For that matter, he comes up big. That’s rare in any era. People ask now how anyone could have doubted Bolt. But he had given people plenty of reason to doubt. He had fouled out of the 100 meters in the World Championships last year. His countryman Blake had beat him at the Jamaican Olympic Trials. There were rumors about an injury, even more rumors about his condition; Bolt himself said that Blake worked harder and was in better shape.
But in the end, these are the Olympic Games … which means more cameras and more fans and more viewers and more reporters, and if there’s one thing we do know about the mysterious Usain Bolt, it’s that he loves a big moment.
His start in the 200-meter final on Thursday was so fast, so absurdly and ridiculously fast, that the race was really over 50 meters in. Blake had hoped to run him down in the last 25 or 50 meters. But Bolt was too far ahead to catch. As Bolt approached the tape, he slowed down — he would say that he felt something in his back twinge slightly — and he looked to his left to be sure that Blake was behind him, and he held up his finger to his lips as if to say to the world, “Shhhhhhh!”
Only, in that remarkable moment, no one watching could possibly stay quiet.
In London, the papers have been featuring British athletes on their front pages this entire Olympics — Chris Hoy and Jessica Ennis and so on. And Usain Bolt.
In China, the big story has been their many standouts, such as Badminton’s rock star, Lin Dan. And Usain Bolt.
In the United States, we have so many fascinating stories, such as the remarkable finish of Michael Phelps’ unparalleled career, the emergence of Missy Franklin, the triumph of the women’s soccer team, the joy of Gabby Douglas and Aly Raisman and Jordan Wieber and the rest of the U.S. gymnastics team.
And … Usain … Bolt.
He is the one athlete today, I think, who transcends nationalism, transcends the fact that people love different Olympic sports, transcends the trend of athletes’ Q rating rising and falling like the housing market.
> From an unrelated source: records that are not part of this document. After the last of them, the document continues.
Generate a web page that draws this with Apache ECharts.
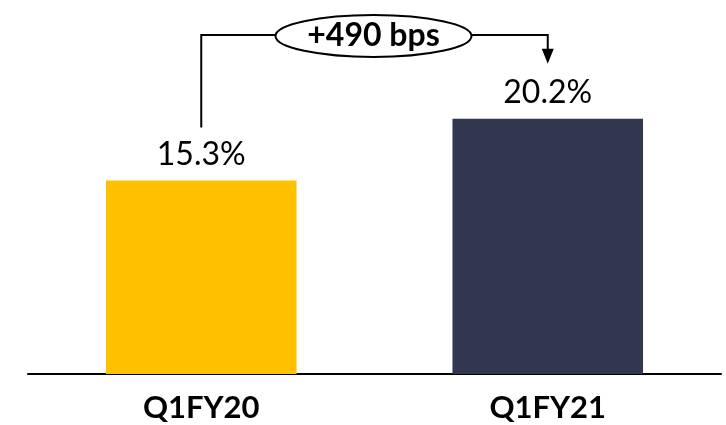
<!DOCTYPE html>
<html><head><meta charset="utf-8">
<script src="https://cdn.jsdelivr.net/npm/echarts@6/dist/echarts.min.js"></script>
<style>html,body{margin:0;padding:0;background:#fff}#c{width:726px;height:425px}</style>
</head><body><div id="c"></div>
<script>
const categories = ['Q1FY20', 'Q1FY21'];
const values = [15.3, 20.2];
const barColors = ['#FFC000', '#323750'];
const changeLabel = '+490 bps';

const chart = echarts.init(document.getElementById('c'), null, {renderer: 'canvas'});
const font = 'Lato, "Open Sans", sans-serif';
chart.setOption({
  animation: false,
  grid: {left: 28, right: 5, top: 58, bottom: 51},
  xAxis: {
    type: 'category', data: categories,
    axisLine: {lineStyle: {color: '#000', width: 2}},
    axisTick: {show: false},
    axisLabel: {color: '#000', fontSize: 31, fontWeight: 'bold', fontFamily: font, margin: 18}
  },
  yAxis: {type: 'value', min: 0, max: 25, show: false, splitLine: {show: false}},
  series: [{
    type: 'bar', barWidth: '55%',
    data: values.map((v, i) => ({value: v, itemStyle: {color: barColors[i]}})),
    label: {show: true, position: 'top', distance: 10, color: '#000', fontSize: 32, fontFamily: font,
      formatter: p => p.value.toFixed(1) + '%'}
  }]
});

const p1 = chart.convertToPixel({xAxisIndex: 0, yAxisIndex: 0}, [0, values[0]]);
const p2 = chart.convertToPixel({xAxisIndex: 0, yAxisIndex: 0}, [1, values[1]]);
const yTop = 35;
const cx = (p1[0] + p2[0]) / 2 - 1;
const rx = 98, ry = 21;
const ls = {stroke: '#000', lineWidth: 2};
chart.setOption({
  graphic: [
    {type: 'polyline', shape: {points: [[p1[0], p1[1] - 53], [p1[0], yTop], [cx - rx, yTop]]}, style: Object.assign({fill: null}, ls)},
    {type: 'polyline', shape: {points: [[cx + rx, yTop], [p2[0], yTop], [p2[0], p2[1] - 66]]}, style: Object.assign({fill: null}, ls)},
    {type: 'polygon', shape: {points: [[p2[0] - 6, p2[1] - 70], [p2[0] + 6, p2[1] - 70], [p2[0], p2[1] - 55]]}, style: {fill: '#000'}},
    {type: 'ellipse', shape: {cx: cx, cy: yTop + 1, rx: rx, ry: ry}, style: {fill: '#fff', stroke: '#000', lineWidth: 2}},
    {type: 'text', x: cx, y: yTop + 1, style: {text: changeLabel, fill: '#000', font: 'bold 32px ' + font, align: 'center', verticalAlign: 'middle'}}
  ]
});
</script></body></html>
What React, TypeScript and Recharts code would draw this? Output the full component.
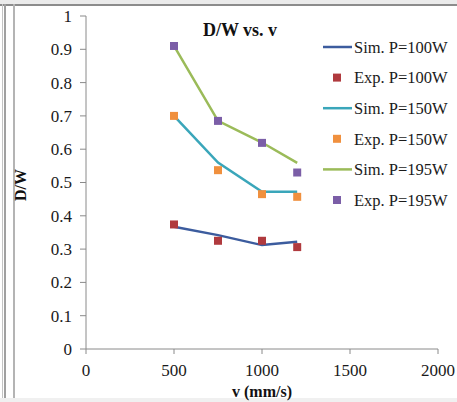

Why? It’s all those things we talk about, and maybe it’s something else, something ineffable. When he gets into the blocks, there’s a charge that goes through you as a fan, a curiosity, a wonder of what might happen next.
How does he do that when all he does, after all, is the simplest of all sporting maneuvers, when all he does is run? I don’t know. All I do know is that there’s nothing quite like him anywhere else in the world.